» Collected data:
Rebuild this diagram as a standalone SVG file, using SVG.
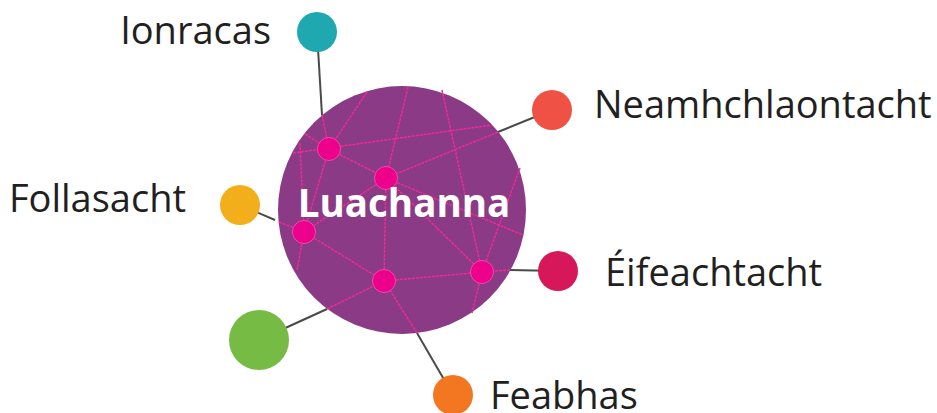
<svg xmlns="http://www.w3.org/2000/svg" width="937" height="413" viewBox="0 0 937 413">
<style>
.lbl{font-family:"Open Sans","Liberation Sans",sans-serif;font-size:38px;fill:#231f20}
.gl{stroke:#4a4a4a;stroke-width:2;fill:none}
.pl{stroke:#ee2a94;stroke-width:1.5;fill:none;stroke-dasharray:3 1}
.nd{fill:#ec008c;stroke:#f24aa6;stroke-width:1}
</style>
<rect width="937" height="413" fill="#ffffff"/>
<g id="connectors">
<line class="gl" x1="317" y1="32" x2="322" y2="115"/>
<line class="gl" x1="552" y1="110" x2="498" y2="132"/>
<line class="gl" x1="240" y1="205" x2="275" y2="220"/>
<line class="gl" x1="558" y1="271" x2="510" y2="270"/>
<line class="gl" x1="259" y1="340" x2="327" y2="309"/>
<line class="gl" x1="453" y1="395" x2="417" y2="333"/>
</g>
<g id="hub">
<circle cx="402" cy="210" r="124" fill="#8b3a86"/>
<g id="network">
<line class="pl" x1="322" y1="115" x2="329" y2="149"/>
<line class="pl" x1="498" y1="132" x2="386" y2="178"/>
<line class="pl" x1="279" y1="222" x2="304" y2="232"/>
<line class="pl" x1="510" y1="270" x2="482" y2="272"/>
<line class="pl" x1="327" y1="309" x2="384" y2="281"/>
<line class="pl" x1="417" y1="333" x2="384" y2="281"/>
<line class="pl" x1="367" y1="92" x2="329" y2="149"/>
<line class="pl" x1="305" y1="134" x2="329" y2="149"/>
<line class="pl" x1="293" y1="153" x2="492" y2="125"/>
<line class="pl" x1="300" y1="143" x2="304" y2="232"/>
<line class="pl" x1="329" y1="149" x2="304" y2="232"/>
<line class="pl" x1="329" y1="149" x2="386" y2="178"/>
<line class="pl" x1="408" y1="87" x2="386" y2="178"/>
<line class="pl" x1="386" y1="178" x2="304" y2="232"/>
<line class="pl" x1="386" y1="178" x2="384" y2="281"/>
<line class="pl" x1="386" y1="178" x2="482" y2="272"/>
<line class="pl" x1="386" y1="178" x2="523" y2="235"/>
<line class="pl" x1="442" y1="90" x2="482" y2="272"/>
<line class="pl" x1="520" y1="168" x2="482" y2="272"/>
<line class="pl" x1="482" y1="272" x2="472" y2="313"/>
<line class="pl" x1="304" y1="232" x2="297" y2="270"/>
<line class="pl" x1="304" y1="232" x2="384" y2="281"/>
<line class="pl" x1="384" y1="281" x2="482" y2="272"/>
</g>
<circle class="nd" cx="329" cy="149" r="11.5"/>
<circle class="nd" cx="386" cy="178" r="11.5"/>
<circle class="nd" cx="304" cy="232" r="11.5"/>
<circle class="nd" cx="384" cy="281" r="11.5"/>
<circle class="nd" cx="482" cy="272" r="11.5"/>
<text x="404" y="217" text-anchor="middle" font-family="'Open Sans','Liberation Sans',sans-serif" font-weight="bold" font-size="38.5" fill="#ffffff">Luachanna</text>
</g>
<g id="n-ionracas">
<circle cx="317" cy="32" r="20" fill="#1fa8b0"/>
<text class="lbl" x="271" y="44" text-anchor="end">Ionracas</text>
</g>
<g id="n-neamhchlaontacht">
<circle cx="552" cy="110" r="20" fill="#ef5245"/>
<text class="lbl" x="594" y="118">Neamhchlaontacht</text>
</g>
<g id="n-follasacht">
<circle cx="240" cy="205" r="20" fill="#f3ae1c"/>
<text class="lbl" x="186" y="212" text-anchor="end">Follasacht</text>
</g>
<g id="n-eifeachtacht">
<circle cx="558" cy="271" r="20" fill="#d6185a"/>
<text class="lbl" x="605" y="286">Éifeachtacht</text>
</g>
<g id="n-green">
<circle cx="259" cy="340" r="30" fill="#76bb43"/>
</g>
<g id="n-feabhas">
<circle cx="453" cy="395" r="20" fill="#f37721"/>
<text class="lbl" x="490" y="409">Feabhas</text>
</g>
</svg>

» What the task asks:
Extract all the data above exactly, excluding every picture.

» Solution:
Rebuild this diagram as a standalone SVG file, using SVG.
<svg xmlns="http://www.w3.org/2000/svg" width="937" height="413" viewBox="0 0 937 413">
<style>
.lbl{font-family:"Open Sans","Liberation Sans",sans-serif;font-size:38px;fill:#231f20}
.gl{stroke:#4a4a4a;stroke-width:2;fill:none}
.pl{stroke:#ee2a94;stroke-width:1.5;fill:none;stroke-dasharray:3 1}
.nd{fill:#ec008c;stroke:#f24aa6;stroke-width:1}
</style>
<rect width="937" height="413" fill="#ffffff"/>
<g id="connectors">
<line class="gl" x1="317" y1="32" x2="322" y2="115"/>
<line class="gl" x1="552" y1="110" x2="498" y2="132"/>
<line class="gl" x1="240" y1="205" x2="275" y2="220"/>
<line class="gl" x1="558" y1="271" x2="510" y2="270"/>
<line class="gl" x1="259" y1="340" x2="327" y2="309"/>
<line class="gl" x1="453" y1="395" x2="417" y2="333"/>
</g>
<g id="hub">
<circle cx="402" cy="210" r="124" fill="#8b3a86"/>
<g id="network">
<line class="pl" x1="322" y1="115" x2="329" y2="149"/>
<line class="pl" x1="498" y1="132" x2="386" y2="178"/>
<line class="pl" x1="279" y1="222" x2="304" y2="232"/>
<line class="pl" x1="510" y1="270" x2="482" y2="272"/>
<line class="pl" x1="327" y1="309" x2="384" y2="281"/>
<line class="pl" x1="417" y1="333" x2="384" y2="281"/>
<line class="pl" x1="367" y1="92" x2="329" y2="149"/>
<line class="pl" x1="305" y1="134" x2="329" y2="149"/>
<line class="pl" x1="293" y1="153" x2="492" y2="125"/>
<line class="pl" x1="300" y1="143" x2="304" y2="232"/>
<line class="pl" x1="329" y1="149" x2="304" y2="232"/>
<line class="pl" x1="329" y1="149" x2="386" y2="178"/>
<line class="pl" x1="408" y1="87" x2="386" y2="178"/>
<line class="pl" x1="386" y1="178" x2="304" y2="232"/>
<line class="pl" x1="386" y1="178" x2="384" y2="281"/>
<line class="pl" x1="386" y1="178" x2="482" y2="272"/>
<line class="pl" x1="386" y1="178" x2="523" y2="235"/>
<line class="pl" x1="442" y1="90" x2="482" y2="272"/>
<line class="pl" x1="520" y1="168" x2="482" y2="272"/>
<line class="pl" x1="482" y1="272" x2="472" y2="313"/>
<line class="pl" x1="304" y1="232" x2="297" y2="270"/>
<line class="pl" x1="304" y1="232" x2="384" y2="281"/>
<line class="pl" x1="384" y1="281" x2="482" y2="272"/>
</g>
<circle class="nd" cx="329" cy="149" r="11.5"/>
<circle class="nd" cx="386" cy="178" r="11.5"/>
<circle class="nd" cx="304" cy="232" r="11.5"/>
<circle class="nd" cx="384" cy="281" r="11.5"/>
<circle class="nd" cx="482" cy="272" r="11.5"/>
<text x="404" y="217" text-anchor="middle" font-family="'Open Sans','Liberation Sans',sans-serif" font-weight="bold" font-size="38.5" fill="#ffffff">Luachanna</text>
</g>
<g id="n-ionracas">
<circle cx="317" cy="32" r="20" fill="#1fa8b0"/>
<text class="lbl" x="271" y="44" text-anchor="end">Ionracas</text>
</g>
<g id="n-neamhchlaontacht">
<circle cx="552" cy="110" r="20" fill="#ef5245"/>
<text class="lbl" x="594" y="118">Neamhchlaontacht</text>
</g>
<g id="n-follasacht">
<circle cx="240" cy="205" r="20" fill="#f3ae1c"/>
<text class="lbl" x="186" y="212" text-anchor="end">Follasacht</text>
</g>
<g id="n-eifeachtacht">
<circle cx="558" cy="271" r="20" fill="#d6185a"/>
<text class="lbl" x="605" y="286">Éifeachtacht</text>
</g>
<g id="n-green">
<circle cx="259" cy="340" r="30" fill="#76bb43"/>
</g>
<g id="n-feabhas">
<circle cx="453" cy="395" r="20" fill="#f37721"/>
<text class="lbl" x="490" y="409">Feabhas</text>
</g>
</svg>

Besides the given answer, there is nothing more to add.